Many google search results led me here. Hope one of yours will lead you here and this post will shorten your suffering.

But first... quick background!

This is me in one of the frames in video (left picture). Assume that camera position in stable, something like surveillance camera. Our goal is to make system witch will tell us where we are in flat space on something like technical projection (right picture). And as always we will use Python.

Just use homography 🤷‍♀️

As I said, I tried lots of different approaches which didn't work for me and then in some YT lecture, I found ⭐homography⭐.

I will try to explain it to you in very simple words. I mention our problem is to find corelation between two flat spaces. Basicaly the screen and technical projection of space which camera covers. That corelation between them is called homography 🤯.

If you are searching for detailed stuff go to wiki page, I will cover using it with python in my case.

What we need?

Choose four points on your video, if you have more than four it is even better. Now you need to measure where in 2d space of technical projection those points are. Yes, I see it as a disadvantage of this solution too... you have to be able to be where your camera is pointing to. Another way is to assume more or less distances between those points.

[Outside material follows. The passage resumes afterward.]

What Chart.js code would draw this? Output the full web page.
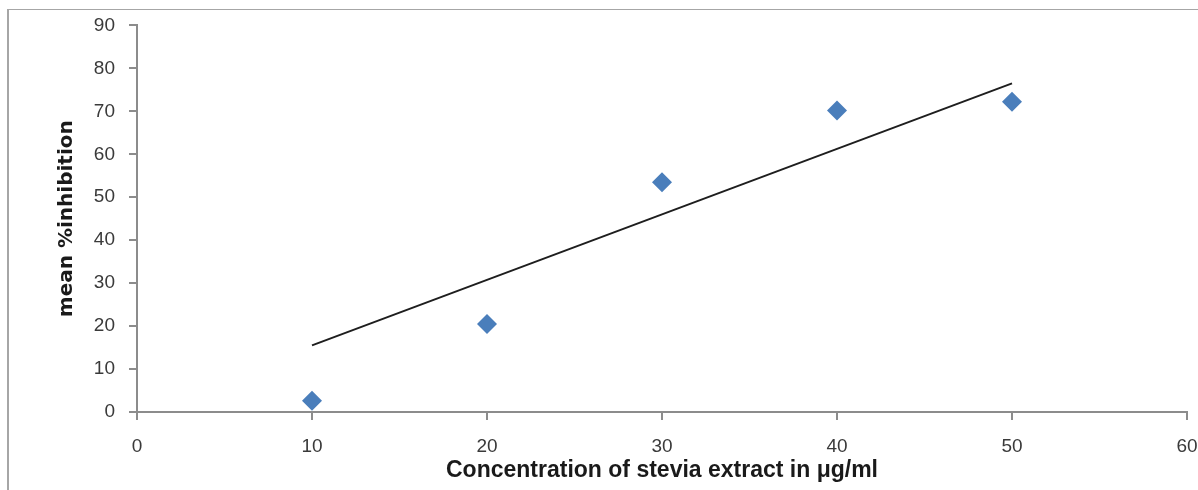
<!DOCTYPE html>
<html>
<head>
<meta charset="utf-8">
<script src="https://cdn.jsdelivr.net/npm/chart.js@4/dist/chart.umd.min.js"></script>
<style>
  html, body { margin: 0; padding: 0; background: #ffffff; }
  #wrap { position: relative; width: 1198px; height: 490px; }
  #frame { position: absolute; left: 7px; top: 9px; width: 1191px; height: 481px;
           border-top: 1px solid #a6a6a6; border-left: 2px solid #a6a6a6; box-sizing: border-box; }
  canvas { position: absolute; left: 0; top: 0; }
</style>
</head>
<body>
<div id="wrap">
  <div id="frame"></div>
  <canvas id="c" width="1198" height="490"></canvas>
</div>
<script>
// Data
const concentrations = [10, 20, 30, 40, 50];
const meanInhibition = [2.6, 20.5, 53.5, 70.2, 72.2];
const trendX = [10, 50];
const trendY = [15.5, 76.5];
const xTitle = 'Concentration of stevia extract in μg/ml';
const yTitle = 'mean %inhibition';

const points = concentrations.map((x, i) => ({ x: x, y: meanInhibition[i] }));
const trend = trendX.map((x, i) => ({ x: x, y: trendY[i] }));

const tickFont = { family: 'Liberation Sans', size: 19 };
const tickColor = '#3a3a3a';
const axisColor = '#8c8c8c';

new Chart(document.getElementById('c'), {
  type: 'scatter',
  data: {
    datasets: [
      {
        label: 'mean %inhibition',
        data: points,
        pointStyle: 'rectRot',
        pointRadius: 10,
        pointHoverRadius: 10,
        backgroundColor: '#4a7ebb',
        borderColor: '#4a7ebb',
        borderWidth: 0
      },
      {
        label: 'Linear',
        type: 'line',
        data: trend,
        borderColor: '#1e1e1e',
        borderWidth: 2,
        pointRadius: 0,
        fill: false
      }
    ]
  },
  options: {
    responsive: false,
    animation: false,
    layout: { padding: { top: 25, right: 0, bottom: 0, left: 0 } },
    plugins: { legend: { display: false }, tooltip: { enabled: false } },
    scales: {
      x: {
        type: 'linear',
        min: 0, max: 60,
        ticks: { stepSize: 10, font: tickFont, color: tickColor, padding: 15 },
        grid: { drawOnChartArea: false, drawTicks: true, tickLength: 8, color: axisColor, lineWidth: 2 },
        border: { display: true, color: axisColor, width: 2 },
        title: { display: true, text: xTitle, color: '#1a1a1a',
                 font: { family: 'Liberation Sans', size: 23, weight: 'bold' },
                 padding: { top: 0, bottom: 6 } },
        afterFit: (s) => { s.height = 78; s.paddingRight = 11; s.paddingLeft = 0; }
      },
      y: {
        type: 'linear',
        min: 0, max: 90,
        ticks: { stepSize: 10, font: tickFont, color: tickColor, padding: 14 },
        grid: { drawOnChartArea: false, drawTicks: true, tickLength: 8, color: axisColor, lineWidth: 2 },
        border: { display: true, color: axisColor, width: 2 },
        title: { display: true, text: yTitle, color: '#1a1a1a',
                 font: { family: 'DejaVu Sans', size: 20, weight: 'bold' },
                 padding: { top: 55, bottom: 0 } },
        afterFit: (s) => { s.width = 137; }
      }
    }
  }
});
</script>
</body>
</html>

So now we have our input. In my project I've made something like camera settings. For each camera there is a JSON file with input values to calculate homography. Src list is list of x and y coordinates on our video. You can use pixels to know it. Dst list is list of points corresponding to src in real space. For example assume that low left corner of your backyard is point (0,0) and measure all other points.

{
  "name": "camera_1",
  "src": [
    [501, 1013],
    [1289, 1065],
    [849, 363],
    [1058, 524]
  ],
  "dst": [
    [20, 400],
    [210, 400],
    [60, 80],
    [150, 200]
  ]
}

Here comes OpenCV

Finally, let's do something! You need two methods.

cv2.getPerspectiveTransform( here_goes_list_of_src_points, here_goes_list_of_dst_points )

This will return calculated homography between two flat spaces we were talking about earlier.

cv2.perspectiveTransform( points_we_want_to_map, our_homography )

This will map other points.

import numpy as np

pts_src = np.float32(cameraConfig['src'])
pts_dst = np.float32(cameraConfig['dst'])

homography = cv2.getPerspectiveTransform(pts_src, pts_dst)

Such calculated homography is enough for us to tell where we are standing in backyard. Let's just pass where we are on the picture (here you can use some object detection or other fancy stuff) and homography.

coords_to_map = np.float32([[ x_coord, y_coord ]]).reshape(-1,1,2)
mapped_coords = cv2.perspectiveTransform( coords_to_map, homography )

Basicaly that's it. Now go and build neighbor tracker around your house.